Stated exercise: Produce an exact transcription of the listing below, omitting the pictures.

### Exercise material ###

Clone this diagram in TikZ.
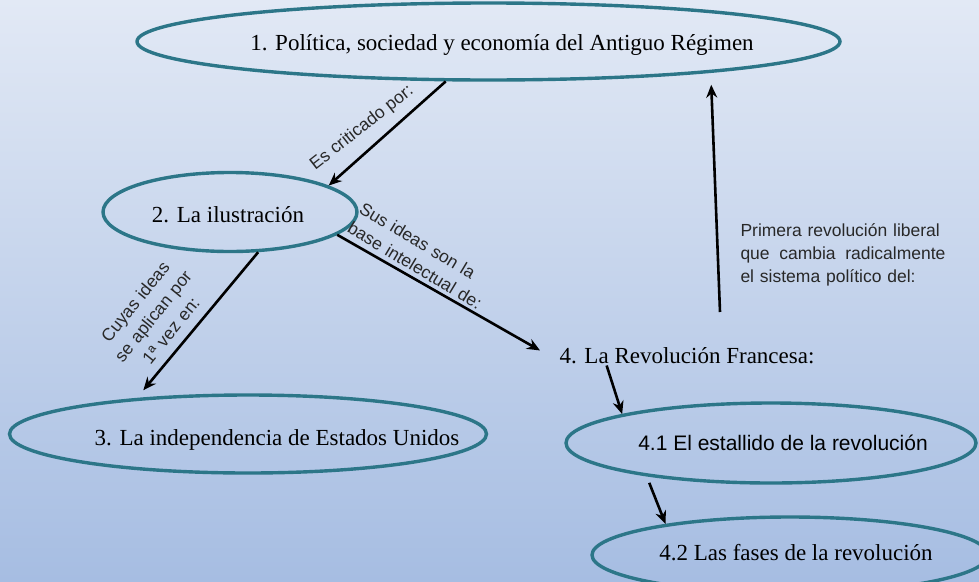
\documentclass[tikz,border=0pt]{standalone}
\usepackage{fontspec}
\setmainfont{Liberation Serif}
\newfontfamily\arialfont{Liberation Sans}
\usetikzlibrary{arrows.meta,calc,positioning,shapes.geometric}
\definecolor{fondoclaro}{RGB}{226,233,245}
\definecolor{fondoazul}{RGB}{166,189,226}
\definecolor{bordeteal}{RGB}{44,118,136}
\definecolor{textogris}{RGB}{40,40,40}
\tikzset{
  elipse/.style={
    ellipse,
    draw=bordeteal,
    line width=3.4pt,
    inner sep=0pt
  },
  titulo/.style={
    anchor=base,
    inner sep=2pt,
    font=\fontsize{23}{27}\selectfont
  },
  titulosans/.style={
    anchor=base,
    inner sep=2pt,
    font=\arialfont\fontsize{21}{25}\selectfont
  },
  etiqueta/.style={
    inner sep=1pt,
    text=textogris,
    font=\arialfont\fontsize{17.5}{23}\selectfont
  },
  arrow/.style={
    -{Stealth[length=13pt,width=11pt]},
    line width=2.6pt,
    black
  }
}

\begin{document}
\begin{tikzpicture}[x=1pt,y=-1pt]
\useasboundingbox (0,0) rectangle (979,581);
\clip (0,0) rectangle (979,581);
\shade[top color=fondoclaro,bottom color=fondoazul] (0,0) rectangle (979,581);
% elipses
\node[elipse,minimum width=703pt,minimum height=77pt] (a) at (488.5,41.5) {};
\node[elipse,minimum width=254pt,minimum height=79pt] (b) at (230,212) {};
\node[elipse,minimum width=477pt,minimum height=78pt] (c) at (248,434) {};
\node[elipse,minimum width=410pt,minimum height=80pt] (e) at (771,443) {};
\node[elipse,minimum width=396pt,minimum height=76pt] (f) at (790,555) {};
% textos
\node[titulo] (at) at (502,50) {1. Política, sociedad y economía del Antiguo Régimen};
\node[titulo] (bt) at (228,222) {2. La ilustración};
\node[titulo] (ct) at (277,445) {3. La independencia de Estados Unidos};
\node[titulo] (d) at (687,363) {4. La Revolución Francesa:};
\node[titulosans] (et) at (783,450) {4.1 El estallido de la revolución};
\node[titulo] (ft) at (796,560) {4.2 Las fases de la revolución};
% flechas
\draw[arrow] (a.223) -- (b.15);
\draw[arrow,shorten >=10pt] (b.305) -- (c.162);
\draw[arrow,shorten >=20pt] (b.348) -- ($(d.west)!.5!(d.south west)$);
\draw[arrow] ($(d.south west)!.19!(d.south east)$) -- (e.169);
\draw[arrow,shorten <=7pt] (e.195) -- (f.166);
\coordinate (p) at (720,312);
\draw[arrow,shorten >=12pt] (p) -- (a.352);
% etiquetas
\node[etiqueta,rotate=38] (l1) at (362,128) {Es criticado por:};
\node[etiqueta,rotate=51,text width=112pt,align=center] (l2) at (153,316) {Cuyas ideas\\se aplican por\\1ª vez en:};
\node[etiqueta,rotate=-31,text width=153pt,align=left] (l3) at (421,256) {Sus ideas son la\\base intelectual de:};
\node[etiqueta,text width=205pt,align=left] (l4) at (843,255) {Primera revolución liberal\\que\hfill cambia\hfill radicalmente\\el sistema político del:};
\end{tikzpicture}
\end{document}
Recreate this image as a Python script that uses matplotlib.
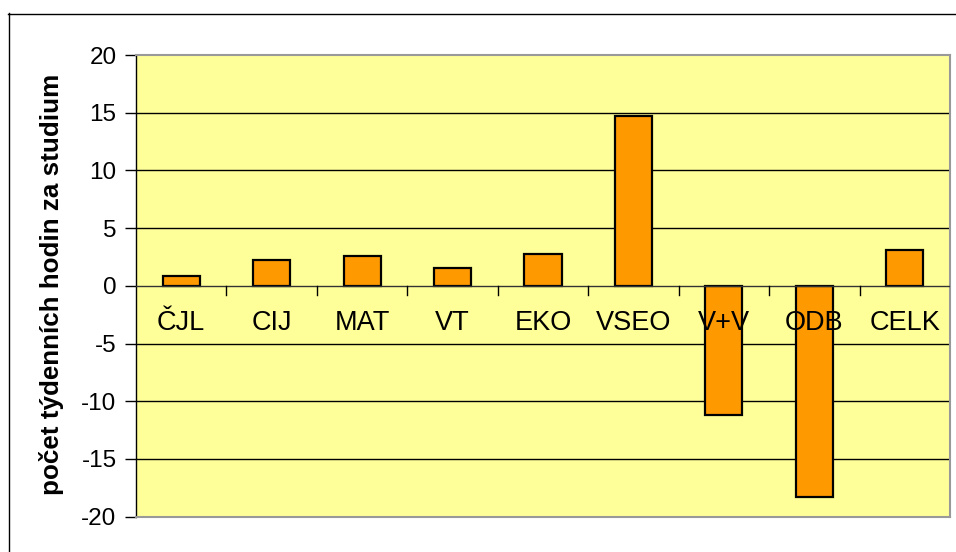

###

Task result:
Clone this diagram in TikZ.
\documentclass[tikz,border=0pt]{standalone}
\usepackage{fontspec}
\setmainfont{Liberation Serif}
\newfontfamily\arialfont{Liberation Sans}
\usetikzlibrary{arrows.meta,calc,positioning,shapes.geometric}
\definecolor{fondoclaro}{RGB}{226,233,245}
\definecolor{fondoazul}{RGB}{166,189,226}
\definecolor{bordeteal}{RGB}{44,118,136}
\definecolor{textogris}{RGB}{40,40,40}
\tikzset{
  elipse/.style={
    ellipse,
    draw=bordeteal,
    line width=3.4pt,
    inner sep=0pt
  },
  titulo/.style={
    anchor=base,
    inner sep=2pt,
    font=\fontsize{23}{27}\selectfont
  },
  titulosans/.style={
    anchor=base,
    inner sep=2pt,
    font=\arialfont\fontsize{21}{25}\selectfont
  },
  etiqueta/.style={
    inner sep=1pt,
    text=textogris,
    font=\arialfont\fontsize{17.5}{23}\selectfont
  },
  arrow/.style={
    -{Stealth[length=13pt,width=11pt]},
    line width=2.6pt,
    black
  }
}

\begin{document}
\begin{tikzpicture}[x=1pt,y=-1pt]
\useasboundingbox (0,0) rectangle (979,581);
\clip (0,0) rectangle (979,581);
\shade[top color=fondoclaro,bottom color=fondoazul] (0,0) rectangle (979,581);
% elipses
\node[elipse,minimum width=703pt,minimum height=77pt] (a) at (488.5,41.5) {};
\node[elipse,minimum width=254pt,minimum height=79pt] (b) at (230,212) {};
\node[elipse,minimum width=477pt,minimum height=78pt] (c) at (248,434) {};
\node[elipse,minimum width=410pt,minimum height=80pt] (e) at (771,443) {};
\node[elipse,minimum width=396pt,minimum height=76pt] (f) at (790,555) {};
% textos
\node[titulo] (at) at (502,50) {1. Política, sociedad y economía del Antiguo Régimen};
\node[titulo] (bt) at (228,222) {2. La ilustración};
\node[titulo] (ct) at (277,445) {3. La independencia de Estados Unidos};
\node[titulo] (d) at (687,363) {4. La Revolución Francesa:};
\node[titulosans] (et) at (783,450) {4.1 El estallido de la revolución};
\node[titulo] (ft) at (796,560) {4.2 Las fases de la revolución};
% flechas
\draw[arrow] (a.223) -- (b.15);
\draw[arrow,shorten >=10pt] (b.305) -- (c.162);
\draw[arrow,shorten >=20pt] (b.348) -- ($(d.west)!.5!(d.south west)$);
\draw[arrow] ($(d.south west)!.19!(d.south east)$) -- (e.169);
\draw[arrow,shorten <=7pt] (e.195) -- (f.166);
\coordinate (p) at (720,312);
\draw[arrow,shorten >=12pt] (p) -- (a.352);
% etiquetas
\node[etiqueta,rotate=38] (l1) at (362,128) {Es criticado por:};
\node[etiqueta,rotate=51,text width=112pt,align=center] (l2) at (153,316) {Cuyas ideas\\se aplican por\\1ª vez en:};
\node[etiqueta,rotate=-31,text width=153pt,align=left] (l3) at (421,256) {Sus ideas son la\\base intelectual de:};
\node[etiqueta,text width=205pt,align=left] (l4) at (843,255) {Primera revolución liberal\\que\hfill cambia\hfill radicalmente\\el sistema político del:};
\end{tikzpicture}
\end{document}
Recreate this image as a Python script that uses matplotlib.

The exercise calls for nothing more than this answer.